“They” say that you should tell other people what your goals are – that way you’ll feel some pressure to complete them. Maybe it’s the fear of failing in front of people you know that keep s your fingers on the keys. Maybe it’s the feeling of accountability. I don’t know. And I don’t know if it works, but here goes nothing.
- Get a blog up and running. Goal accomplished somewhat, although I haven’t settled on a template, yet, or a look, or anything. But the wiring comes first, yes? This was big for me this year, something I had been putting off for years. I didn’t want to try to maintain a blog and take classes. Then, I didn’t have anything to say. Etc. The thing that decided me, when looking for a domain name, was seeing that my name was available. It made all the difference and meant the world to me.
- Start a YouTube channel. Seriously. This has been on my imaginary plate for a long time, almost as long as a blog. And it wouldn’t even be like my blog. I don’t feel qualified to talk about much of anything, but I do want to thrown in my opinion about certain social issues, political events, and even people. I have purchased video editing software, a quality webcam, even a green screen. I just have to make the time and get started. This year. Soon.

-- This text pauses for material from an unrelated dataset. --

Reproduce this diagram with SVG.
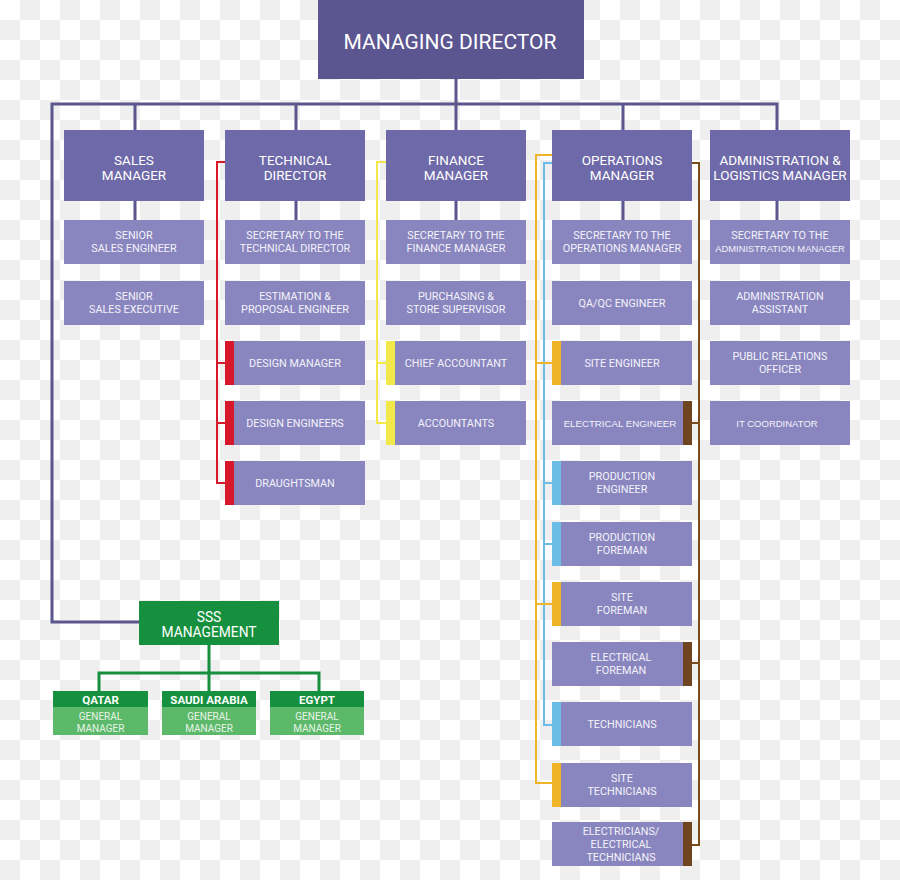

- Finish a novel. Nothing has been harder lately. I hate bad first drafts, my own bad writing, and the sinking feeling that it’s going nowhere and I’m wasting my time – and it has derailed me, time and again. I have to get used to bed first drafts, especially, and make a habit of finishing what I start. Mu ideas seem trite, cliche, and basic. Why is it so hard? This year. This year!
- Get a new job. Honestly, this should be at the top of my list. I work in a great place, I have great benefits, I like most of the people. But, I have been looking for a job almost every day. They just keep adding more work, more responsibilities, greater expectations. But they aren’t paying me anymore. Now, this could change – was supposed to change at the beginning of the year – and if it does, I might stop looking for a while. But right now… I just got a degree and I looking in every door that it could open, for my dream job, or just a better one. That was part of the reason I got the degree.
There are a bunch of smaller ones I’m not completely serious about – redecorate my apartment, learn how to juggle, go on a keto diet, get my 30-year-old body back, upgrade my wardrobe – but the big ones are the ones I feel I need for me, to force some changes on myself and in myself, to create some forward movement in my life. I am so very good at standing still.